Where a line contains the string "using", copy that line.

━━━━━━━━━━━━━━━━━━━━━━━━━━━━━━

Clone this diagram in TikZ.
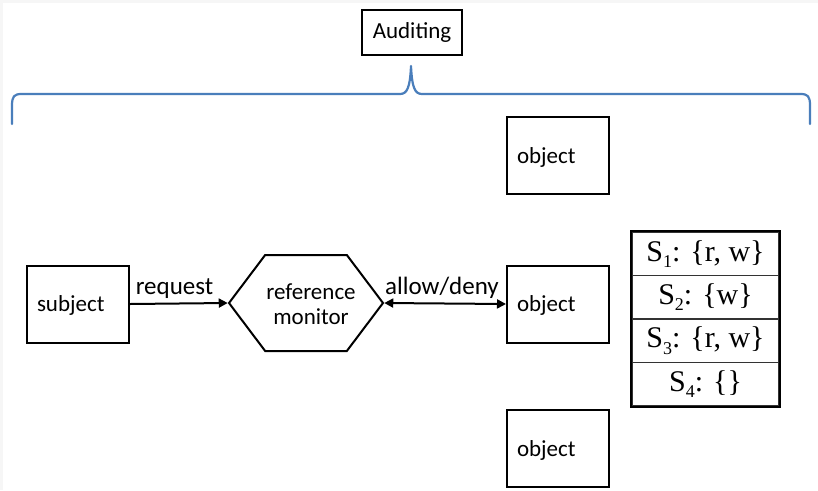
\documentclass[tikz,border=0pt]{standalone}
\usepackage{fontspec}
\setmainfont{Carlito}
\newfontfamily\tablefont{Liberation Serif}
\usetikzlibrary{arrows.meta,shapes.symbols}
\definecolor{braceblue}{RGB}{74,126,187}
\definecolor{edgegray}{RGB}{246,246,246}
\tikzset{
  px/.style={x=1pt,y=-1pt},
  box/.style={draw=black,line width=2pt,rectangle,minimum width=102pt,minimum height=77pt,
    text width=82pt,inner xsep=10pt,inner ysep=0pt,align=left,text depth=0pt,
    font=\fontsize{23}{25}\selectfont},
  hexbox/.style={draw=black,line width=2pt,signal,signal to=east and west,signal pointer angle=106,
    minimum width=154pt,minimum height=96pt,inner sep=0pt},
  armlabel/.style={anchor=base,inner sep=0pt,font=\fontsize{25}{27}\selectfont},
  conn/.style={line width=2pt,-{Triangle[length=9pt,width=9pt]}},
  biconn/.style={line width=2pt,{Triangle[length=9pt,width=9pt]}-{Triangle[length=9pt,width=9pt]}},
  acrow/.style={draw=black!80,line width=1.5pt,rectangle,minimum width=147pt,minimum height=43.5pt,
    inner sep=0pt,font=\tablefont\fontsize{30}{32}\selectfont},
  brace/.style={draw=braceblue,line width=2.2pt,line join=round,line cap=round}
}
\newcommand{\sid}[1]{S\raisebox{-0.45ex}{\fontsize{18}{18}\selectfont #1}}
\begin{document}
\begin{tikzpicture}[px]
  % page and its faint top/left edge
  \useasboundingbox (0,0) rectangle (818,490);
  \fill[white] (0,0) rectangle (818,490);
  \fill[edgegray] (0,0) rectangle (818,3);
  \fill[edgegray] (0,0) rectangle (3,490);

  % auditing box and the brace below it
  \node[draw=black,line width=2pt,minimum width=100pt,minimum height=45pt,inner sep=0pt,
        font=\fontsize{23}{25}\selectfont] (audit) at (412,32) {Auditing};
  \draw[brace] (12,124) -- (12,106) .. controls (12,96) and (14,94) .. (22,94)
    -- (400,94) .. controls (407,94) and (410,88) .. (411,66)
    .. controls (412,88) and (415,94) .. (422,94)
    -- (800,94) .. controls (808,94) and (810,96) .. (810,106) -- (810,124);

  % subject, reference monitor and objects
  \node[box] (subject) at (78,304) {subject};
  \node[hexbox] (rm) at (306,303) {};
  \node[align=center,inner sep=0pt,font=\fontsize{23}{25}\selectfont] (rmtext) at (311,304) {reference\\monitor};
  \node[box] (obj1) at (558,155.5) {object};
  \node[box] (obj2) at (558,304) {object};
  \node[box] (obj3) at (558,448.5) {object};

  \draw[conn] (subject.east) -- (rm.west);
  \draw[biconn] (rm.east) -- (obj2.west);
  \node[armlabel] (reqlabel) at (174.5,294) {request};
  \node[armlabel] (adlabel) at (442,294) {allow/deny};

  % access control list
  \node[acrow] (r1) at (705.5,253.75) {\sid{1}: \{r, w\}};
  \node[acrow] (r2) at (705.5,297.25) {\sid{2}: \{w\}};
  \node[acrow] (r3) at (705.5,340.75) {\sid{3}: \{r, w\}};
  \node[acrow] (r4) at (705.5,384.25) {\sid{4}: \{\}};
  \draw[line width=2pt] (r1.north west) rectangle (r4.south east);
\end{tikzpicture}
\end{document}
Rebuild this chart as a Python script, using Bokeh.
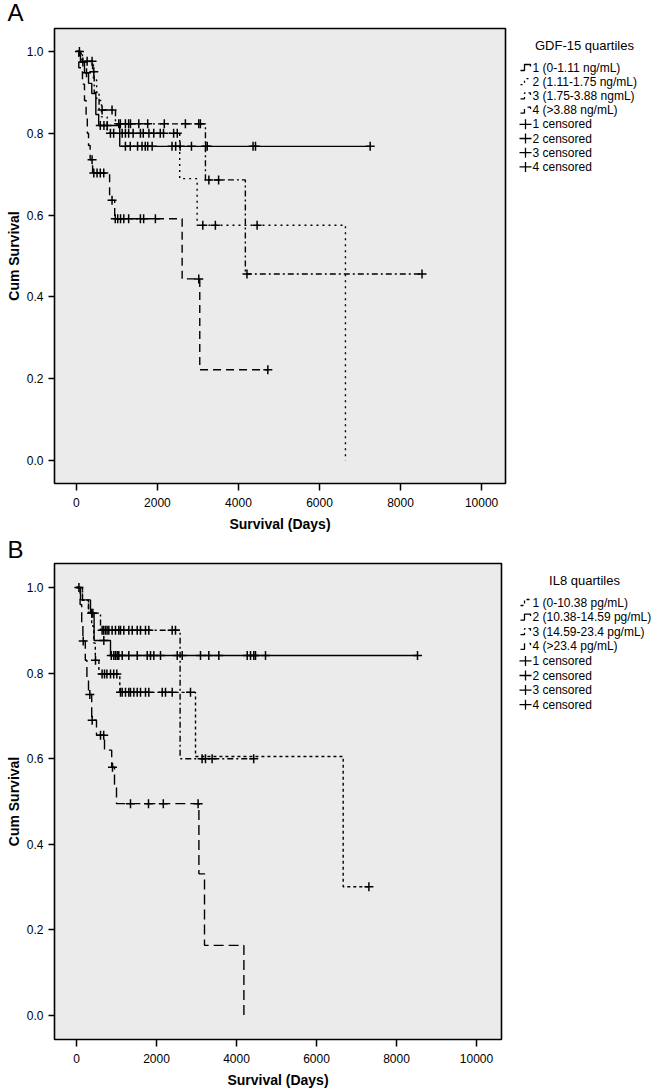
from bokeh.plotting import figure
from bokeh.models import Range1d, FixedTicker, PrintfTickFormatter
from bokeh.core.properties import value
from bokeh.layouts import column, row
from bokeh.embed import file_html
from bokeh.resources import INLINE

# ---------------- Panel A: GDF-15 quartiles ----------------
A_title = "GDF-15 quartiles"
A_labels = ["1 (0-1.11 ng/mL)", "2 (1.11-1.75 ng/mL)", "3 (1.75-3.88 ngmL)", "4 (>3.88 ng/mL)"]

A1_drop_t = [100, 200, 300, 380, 480, 550, 1070]
A1_drop_s = [0.974, 0.948, 0.922, 0.897, 0.846, 0.819, 0.768]
A1_end = 7250
A1_cens = [75, 160, 250, 590, 680, 760, 1210, 1330, 1510, 1620, 1700, 1760, 1870,
           2360, 2450, 2560, 2840, 3190, 3230, 4360, 4420, 7250]

A2_drop_t = [120, 420, 500, 620, 760, 2550, 2980, 6640]
A2_drop_s = [0.976, 0.93, 0.88, 0.84, 0.80, 0.689, 0.575, 0.0]
A2_end = 6640
A2_cens = [265, 387, 840, 920, 1130, 1210, 1290, 1400, 1580, 1650, 1790, 1910, 2070,
           2150, 2400, 2490, 3120, 3430, 4460]

A3_drop_t = [150, 400, 440, 560, 965, 3185, 4170]
A3_drop_s = [0.975, 0.95, 0.90, 0.857, 0.823, 0.686, 0.456]
A3_end = 8530
A3_cens = [430, 635, 880, 1045, 1085, 1210, 1290, 1335, 1540, 1760, 2170, 2690, 3020,
           3060, 3270, 3510, 4210, 8530]

A4_drop_t = [60, 150, 200, 240, 270, 300, 340, 400, 820, 945, 2610, 3045]
A4_drop_s = [0.96, 0.92, 0.88, 0.84, 0.80, 0.77, 0.735, 0.703, 0.636, 0.591, 0.444, 0.222]
A4_end = 4725
A4_cens = [387, 430, 510, 590, 675, 880, 960, 1020, 1090, 1170, 1290, 1580, 1660, 1950,
           3020, 4725]

# ---------------- Panel B: IL8 quartiles ----------------
B_title = "IL8 quartiles"
B_labels = ["1 (0-10.38 pg/mL)", "2 (10.38-14.59 pg/mL)", "3 (14.59-23.4 pg/mL)", "4 (>23.4 pg/mL)"]

B1_drop_t = [150, 300, 380, 433, 470, 560, 1083, 2975, 6667]
B1_drop_s = [0.97, 0.94, 0.91, 0.87, 0.83, 0.798, 0.755, 0.605, 0.301]
B1_end = 7310
B1_cens = [475, 640, 700, 760, 850, 930, 1008, 1100, 1143, 1225, 1308, 1350, 1433, 1518,
           1600, 1725, 1808, 2143, 2225, 2393, 2850, 7310]

B2_drop_t = [100, 350, 440, 850]
B2_drop_s = [0.971, 0.94, 0.876, 0.841]
B2_end = 8525
B2_cens = [60, 380, 410, 683, 870, 933, 975, 1018, 1058, 1143, 1308, 1518, 1768, 1850,
           1933, 2100, 2518, 2643, 3100, 3308, 3558, 4268, 4350, 4433, 4475, 4725, 8525]

B3_drop_t = [150, 300, 600, 2590]
B3_drop_s = [0.97, 0.94, 0.90, 0.60]
B3_end = 4430
B3_cens = [640, 680, 725, 765, 808, 890, 975, 1058, 1100, 1183, 1308, 1393, 1518, 1600,
           1725, 1808, 2392, 2475, 3140, 3225, 3390, 4430]

B4_drop_t = [90, 130, 160, 220, 260, 300, 380, 500, 700, 880, 950, 1000, 3060, 3200, 4185]
B4_drop_s = [0.96, 0.92, 0.875, 0.83, 0.79, 0.75, 0.69, 0.655, 0.62, 0.58, 0.54, 0.495,
             0.331, 0.164, 0.0]
B4_end = 4185
B4_cens = [168, 333, 392, 600, 680, 900, 1350, 1800, 2170, 3040]

x_ticks = [0, 2000, 4000, 6000, 8000, 10000]
y_ticks = [0.0, 0.2, 0.4, 0.6, 0.8, 1.0]

FONT = "Liberation Sans"


def surv_at(t, drop_t, drop_s):
    s = 1.0
    for dt, ds in zip(drop_t, drop_s):
        if dt <= t:
            s = ds
    return s


def pixel_fig(width, height):
    # a bare figure whose data units are screen pixels (y downwards)
    p = figure(width=width, height=height, output_backend="svg", toolbar_location=None,
               x_range=Range1d(0, width), y_range=Range1d(height, 0),
               x_axis_location=None, y_axis_location=None, title=None,
               min_border=0, min_border_left=0, min_border_right=0,
               min_border_top=0, min_border_bottom=0)
    p.grid.visible = False
    p.outline_line_color = None
    p.background_fill_color = "white"
    p.border_fill_color = "white"
    return p


def make_strip(letter, width, height, mid_y):
    p = pixel_fig(width, height)
    p.text([7], [mid_y], text=[letter], text_font=value(FONT), text_font_size="24px",
           text_baseline="middle", text_color="black")
    return p


def make_main(groups, dashes, width, height, b_bottom, b_right, xr):
    p = figure(width=width, height=height, output_backend="svg", toolbar_location=None,
               x_range=Range1d(*xr), y_range=Range1d(-0.056, 1.056), title=None,
               min_border_left=54, min_border_right=b_right,
               min_border_top=1, min_border_bottom=b_bottom)
    p.background_fill_color = "#ebebeb"
    p.border_fill_color = "white"
    p.outline_line_color = "black"
    p.outline_line_width = 1.6
    p.grid.visible = False

    for (dt, ds, end, cens), dash in zip(groups, dashes):
        xs = [0] + list(dt)
        ys = [1.0] + list(ds)
        if end > xs[-1]:
            xs.append(end)
            ys.append(ys[-1])
        p.step(xs, ys, mode="after", line_color="black", line_width=1.4, line_dash=dash)
        cy = [surv_at(t, dt, ds) for t in cens]
        p.scatter(cens, cy, marker="cross", size=9, line_color="black", line_width=1.5)

    p.xaxis.ticker = FixedTicker(ticks=x_ticks)
    p.yaxis.ticker = FixedTicker(ticks=y_ticks)
    p.xaxis.formatter = PrintfTickFormatter(format="%d")
    p.yaxis.formatter = PrintfTickFormatter(format="%.1f")
    p.xaxis.axis_label = "Survival (Days)"
    p.yaxis.axis_label = "Cum Survival"
    for ax in (p.xaxis[0], p.yaxis[0]):
        ax.axis_line_color = None
        ax.major_tick_line_color = "black"
        ax.major_tick_line_width = 1.5
        ax.minor_tick_line_color = None
        ax.major_tick_in = 0
        ax.major_label_text_font = FONT
        ax.major_label_text_font_size = "12px"
        ax.major_label_text_color = "black"
        ax.axis_label_text_font = FONT
        ax.axis_label_text_font_size = "14px"
        ax.axis_label_text_font_style = "bold"
        ax.axis_label_text_color = "black"
    p.yaxis.major_tick_out = 6
    p.yaxis.major_label_standoff = 5
    p.yaxis.axis_label_standoff = 2
    p.xaxis.major_tick_out = 7
    p.xaxis.major_label_standoff = 7
    p.xaxis.axis_label_standoff = 6
    return p


def make_legend(title, labels, dashes, width, height, title_y, y0, dy):
    p = pixel_fig(width, height)
    p.text([74], [title_y], text=[title], text_font=value(FONT), text_font_size="13px",
           text_align="center", text_baseline="middle", text_color="black")

    names = list(labels) + [f"{i + 1} censored" for i in range(4)]
    ys = [y0 + dy * i for i in range(8)]
    for i, dash in enumerate(dashes):
        y = ys[i]
        p.line([10, 14, 14, 20, 20], [y + 3, y + 3, y - 3, y - 3, y - 1],
               line_color="black", line_width=1.3, line_dash=dash)
    cy = ys[4:]
    p.segment(x0=[9] * 4, y0=cy, x1=[21] * 4, y1=cy, line_color="black", line_width=1.3)
    p.segment(x0=[15] * 4, y0=[c - 5 for c in cy], x1=[15] * 4, y1=[c + 5 for c in cy],
              line_color="black", line_width=1.3)
    p.text([22] * 8, ys, text=names, text_font=value(FONT), text_font_size="12px",
           text_baseline="middle", text_color="black")
    return p


groupsA = [(A1_drop_t, A1_drop_s, A1_end, A1_cens), (A2_drop_t, A2_drop_s, A2_end, A2_cens),
           (A3_drop_t, A3_drop_s, A3_end, A3_cens), (A4_drop_t, A4_drop_s, A4_end, A4_cens)]
groupsB = [(B1_drop_t, B1_drop_s, B1_end, B1_cens), (B2_drop_t, B2_drop_s, B2_end, B2_cens),
           (B3_drop_t, B3_drop_s, B3_end, B3_cens), (B4_drop_t, B4_drop_s, B4_end, B4_cens)]

dashA = ["solid", "2 4", "6 3 2 3", "8 5"]
dashB = ["3 3", "solid", "6 3 2 3", "10 5"]

sA = make_strip("A", 655, 27, 12)
pA = make_main(groupsA, dashA, 510, 508, 52, 5, (-540, 10590))
lA = make_legend(A_title, A_labels, dashA, 145, 508, 18, 40, 14.2)

sB = make_strip("B", 655, 27, 14)
pB = make_main(groupsB, dashB, 510, 529, 52, 9, (-550, 10625))
lB = make_legend(B_title, B_labels, dashB, 145, 529, 18, 40, 14.6)

layout = column(sA,
                row(column(pA, spacing=0), column(lA, spacing=0), spacing=0),
                sB,
                row(column(pB, spacing=0), column(lB, spacing=0), spacing=0),
                spacing=0)
open("out.html", "w").write(file_html(layout, INLINE))
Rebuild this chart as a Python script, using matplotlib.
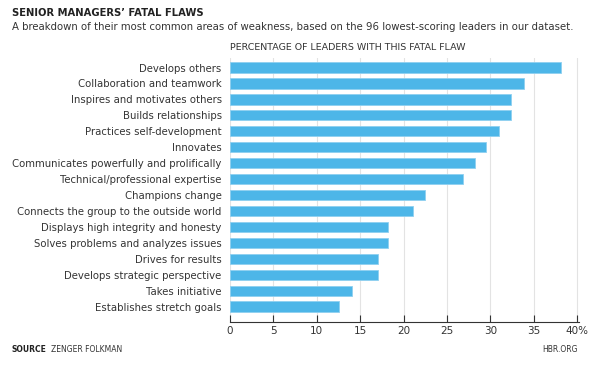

━━━━━━━━━━━━━━━━━━━━━━━━━━━━━━

Task answer:
Rebuild this chart as a Python script, using Bokeh.
Rebuild this chart as a Python script, using matplotlib.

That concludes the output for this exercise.